Note that any fixed-deposit interest Meena earns stays fully taxable in both cases, because 80TTA never covers fixed deposits for a person below 60.

How to claim it correctly

  1. Add up the savings-account interest from every bank, co-operative bank and post-office savings account for the year.
  2. Report the full interest income under “Income from other sources” in your ITR.
  3. Claim the deduction (up to ₹10,000) under Section 80TTA in the Chapter VI-A deductions schedule.
  4. Make sure you have opted for the old regime, or the schedule will not allow the deduction.
  5. Keep your bank interest certificates and Form 26AS / AIS handy so the savings figure matches the department's records.

Banks usually do not deduct TDS on savings-account interest, but the interest is still taxable and must be declared. Leaving it out because no TDS was cut is a common and avoidable error.
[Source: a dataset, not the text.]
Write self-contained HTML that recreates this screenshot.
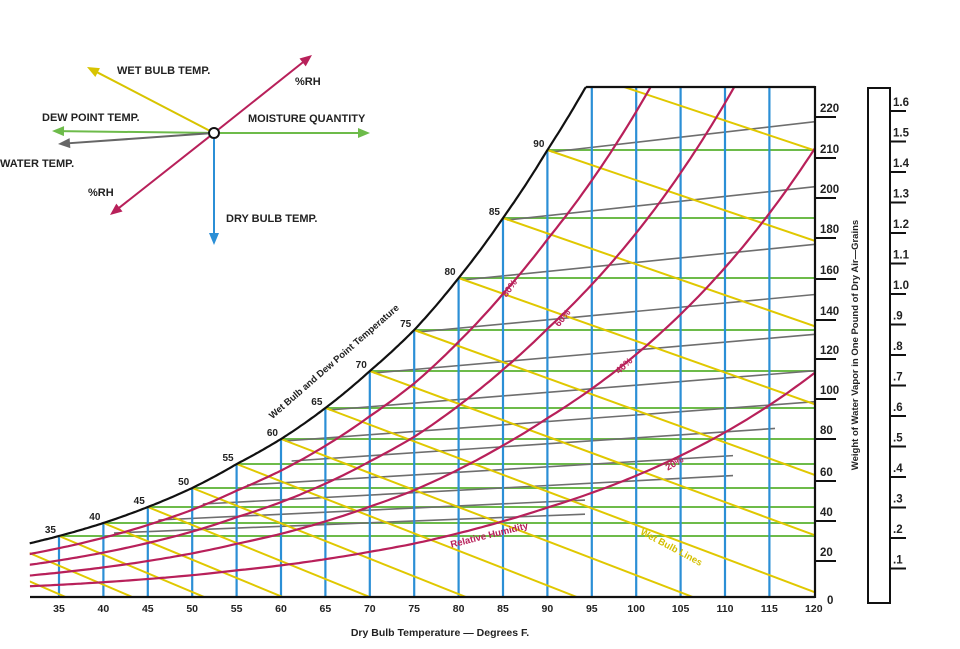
<!DOCTYPE html>
<html><head><meta charset="utf-8"><style>
html,body{margin:0;padding:0;background:#fff;width:960px;height:649px;overflow:hidden;}
svg{display:block;font-family:"Liberation Sans",Arial,sans-serif;font-weight:bold;}
</style></head><body>
<svg id="s" width="960" height="649" viewBox="0 0 960 649" xmlns="http://www.w3.org/2000/svg" overflow="hidden">
<defs>
<clipPath id="c"><path id="cp" d=""/></clipPath>
</defs>
<g id="grid" clip-path="url(#c)"></g>
<g id="top"></g>
</svg>
<script>
var NS="http://www.w3.org/2000/svg";
var svg=document.getElementById('s'),grid=document.getElementById('grid'),top_=document.getElementById('top');
function X(t){return 59+(t-35)*8.88;}
var satT=[35,40,45,50,55,60,65,70,75,80,85,90];
var satG=[61,74,90,109,133,158,189,226,267,319,379,447];
function gsat(t){
  if(t<=35) return 61*Math.pow(61/74,(35-t)/5);
  if(t>=90) return 447*Math.pow(1.165,(t-90)/5);
  var i=Math.floor((t-35)/5);var f=(t-satT[i])/5;
  return Math.exp(Math.log(satG[i])*(1-f)+Math.log(satG[i+1])*f);
}
function Y(g){return 597-g;}
function el(p,tag,a,txt){var e=document.createElementNS(NS,tag);for(var k in a)e.setAttribute(k,a[k]);if(txt!==undefined)e.textContent=txt;p.appendChild(e);return e;}
var sp=[];for(var t=31.7;t<=95;t+=0.25){var y=Y(gsat(t));if(y<87){break;}sp.push([X(t),y]);}
var tt=90;while(Y(gsat(tt))>87)tt+=0.05;var topX=X(tt);
sp.push([topX,87]);
var sd="M"+sp.map(function(p){return p[0].toFixed(1)+","+p[1].toFixed(1)}).join(" L");
document.getElementById('cp').setAttribute('d',sd+" L815,87 L815,597 L30,597 Z");
for(var i=0;i<satT.length;i++){var y=Y(satG[i]);el(grid,'line',{x1:X(satT[i]),y1:y,x2:815,y2:y,stroke:'#6dbb4a','stroke-width':2});}
for(var i=0;i<satT.length;i++){var t=satT[i];var y=Y(satG[i])+ (t<60?-3:2);var x1=X(t)+(t<60?55:4);
  var slope=0.04+0.075*(t-35)/55;var x2=t<45?585:(t<55?733:(t<60?775:815));
  el(grid,'line',{x1:x1,y1:y,x2:x2,y2:y-(x2-x1)*slope,stroke:'#6e6e6e','stroke-width':1.6});}
for(var t=35;t<=115;t+=5){var x=X(t);el(grid,'line',{x1:x,y1:Math.max(87,Y(gsat(t))),x2:x,y2:597,stroke:'#2b8fd6','stroke-width':2.2});}
for(var t=20;t<=110;t+=5){var x0=X(t),y0=Y(gsat(t));var s=0.42-0.08*(t-35)/55;if(s<0.3)s=0.3;
  var L=Math.min((597-y0)/s,816-x0);if(L<=0)continue;
  el(grid,'line',{x1:x0,y1:y0,x2:x0+L,y2:y0+L*s,stroke:'#e0c800','stroke-width':2});}
[0.8,0.6,0.4,0.2].forEach(function(f){var pts=[];for(var t=31;t<=121;t+=0.5){var y=Y(f*gsat(t));if(y<80)break;pts.push(X(t).toFixed(1)+","+y.toFixed(1));}
  el(grid,'path',{d:"M"+pts.join(" L"),fill:'none',stroke:'#b8205a','stroke-width':2.2});});
el(top_,'path',{d:sd,fill:'none',stroke:'#111','stroke-width':2.2});
el(top_,'line',{x1:topX,y1:87,x2:815,y2:87,stroke:'#111','stroke-width':2.2});
el(top_,'line',{x1:815,y1:86,x2:815,y2:598,stroke:'#111','stroke-width':2.2});
el(top_,'line',{x1:30,y1:597,x2:815,y2:597,stroke:'#111','stroke-width':2.2});
for(var t=35;t<=120;t+=5){el(top_,'text',{x:X(t),y:612,'font-size':10.5,'text-anchor':'middle',fill:'#222'},t);}
el(top_,'text',{x:440,y:636,'font-size':10.5,'text-anchor':'middle',fill:'#222'},"Dry Bulb Temperature \u2014 Degrees F.");
for(var i=0;i<satT.length;i++){var x=X(satT[i]),y=Y(satG[i]);el(top_,'text',{x:x-3,y:y-3,'font-size':10,'text-anchor':'end',fill:'#222'},satT[i]);}
el(top_,'text',{x:0,y:0,'font-size':9.5,'text-anchor':'middle',fill:'#222',transform:'translate(336,364) rotate(-41)'},"Wet Bulb and Dew Point Temperature");
var gl=[[220,108],[210,149],[200,189],[180,229],[160,270],[140,311],[120,350],[100,390],[80,430],[60,472],[40,512],[20,552],[0,600]];
gl.forEach(function(a){el(top_,'text',{x:a[0]==0?827:820,y:a[1]+4,'font-size':11.5,fill:'#222'},a[0]);if(a[0]>0)el(top_,'line',{x1:815,y1:a[1]+9,x2:836,y2:a[1]+9,stroke:'#111','stroke-width':2});});
el(top_,'text',{x:0,y:0,'font-size':9.5,'text-anchor':'middle',fill:'#222',transform:'translate(858,345) rotate(-90)'},"Weight of Water Vapor in One Pound of Dry Air\u2014Grains");
el(top_,'rect',{x:868,y:88,width:22,height:515,fill:'none',stroke:'#111','stroke-width':2});
var rl=["1.6","1.5","1.4","1.3","1.2","1.1","1.0",".9",".8",".7",".6",".5",".4",".3",".2",".1"];
rl.forEach(function(s,i){var y=103+i*30.5;el(top_,'text',{x:893,y:y+3,'font-size':11.5,fill:'#222'},s);el(top_,'line',{x1:890,y1:y+8,x2:906,y2:y+8,stroke:'#111','stroke-width':2});});
function rt(x,y,a,s,c,fs){el(top_,'text',{x:0,y:0,'font-size':fs||9.5,'text-anchor':'middle',fill:c,transform:'translate('+x+','+y+') rotate('+a+')'},s);}
rt(512,290,-55,"80%","#b8205a");rt(565,320,-50,"60%","#b8205a");rt(626,368,-42,"40%","#b8205a");rt(676,466,-30,"20%","#b8205a");
rt(490,538,-14,"Relative Humidity","#b8205a");rt(670,550,28,"Wet Bulb Lines","#d4bf00");
var d=top_;
function arrow(x2,y2,c){var x1=214,y1=133;var dx=x2-x1,dy=y2-y1,L=Math.sqrt(dx*dx+dy*dy),ux=dx/L,uy=dy/L;
  var sx=x1+ux*6,sy=y1+uy*6;el(d,'line',{x1:sx,y1:sy,x2:x2-ux*8,y2:y2-uy*8,stroke:c,'stroke-width':2});
  var bx=x2-ux*12,by=y2-uy*12,px=-uy*5,py=ux*5;
  el(d,'polygon',{points:x2+","+y2+" "+(bx+px)+","+(by+py)+" "+(bx-px)+","+(by-py),fill:c});}
arrow(87,67,'#d8c400');arrow(312,55,'#b8205a');arrow(110,215,'#b8205a');arrow(52,131,'#6dbb4a');arrow(370,133,'#6dbb4a');arrow(58,144,'#666');arrow(214,245,'#2b8fd6');
el(d,'circle',{cx:214,cy:133,r:5,fill:'#fff',stroke:'#111','stroke-width':2});
function t2(x,y,s){el(d,'text',{x:x,y:y,'font-size':11,fill:'#222'},s);}
t2(117,74,"WET BULB TEMP.");t2(295,85,"%RH");t2(42,121,"DEW POINT TEMP.");t2(248,122,"MOISTURE QUANTITY");t2(0,167,"WATER TEMP.");t2(88,196,"%RH");t2(226,222,"DRY BULB TEMP.");
</script>
</body></html>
If you also give to charity, you may be able to stack other Chapter VI-A benefits in the old regime; see Section 80G donations. For more citizen-help guides on tax and government processes, visit the RTI Wiki, and for a deeper walkthrough of filing and your rights, read The RTI Playbook.

Frequently asked questions

Can I claim Section 80TTA in the new tax regime?

No. Section 80TTA is available only under the old tax regime. Under the default new regime (Section 115BAC) the deduction is withdrawn and savings interest is fully taxable.

Does 80TTA cover fixed-deposit interest?

No. It covers savings-account interest only. Fixed deposits, recurring deposits and term deposits are excluded for a person below 60. Senior citizens get fixed-deposit interest covered under Section 80TTB instead.

Is the ₹10,000 limit per account or for all accounts together?

It is an aggregate cap. You add the savings interest from all your accounts and the total deduction cannot exceed ₹10,000, no matter how many accounts you hold.

I am 62. Can I use Section 80TTA?

No. Once you are 60 or above you are a senior citizen and you use Section 80TTB, which allows up to ₹50,000 and also covers fixed-deposit interest. A senior citizen cannot claim 80TTA and 80TTB together.

My bank did not deduct TDS on savings interest. Is it still taxable?

Yes. Banks generally do not cut TDS on savings-account interest, but the interest is still taxable and must be declared. The 80TTA deduction then reduces it by up to ₹10,000 if you file under the old regime.

Can an HUF claim Section 80TTA?

Yes. Both individuals below 60 and Hindu Undivided Families can claim the deduction. Firms, companies and LLPs cannot.

Next steps

Pull your interest certificates and AIS, total your savings-account interest, and decide whether the old regime (with 80TTA and your other deductions) beats the new regime's lower slabs for your numbers. If it does, opt for the old regime and claim up to ₹10,000 under Section 80TTA in your ITR. This article is general information for AY 2026-27 (FY 2025-26) and is not tax advice; confirm your own position with a qualified professional. The Income-tax Act, 2025 takes effect from FY 2026-27 and does not govern the current return.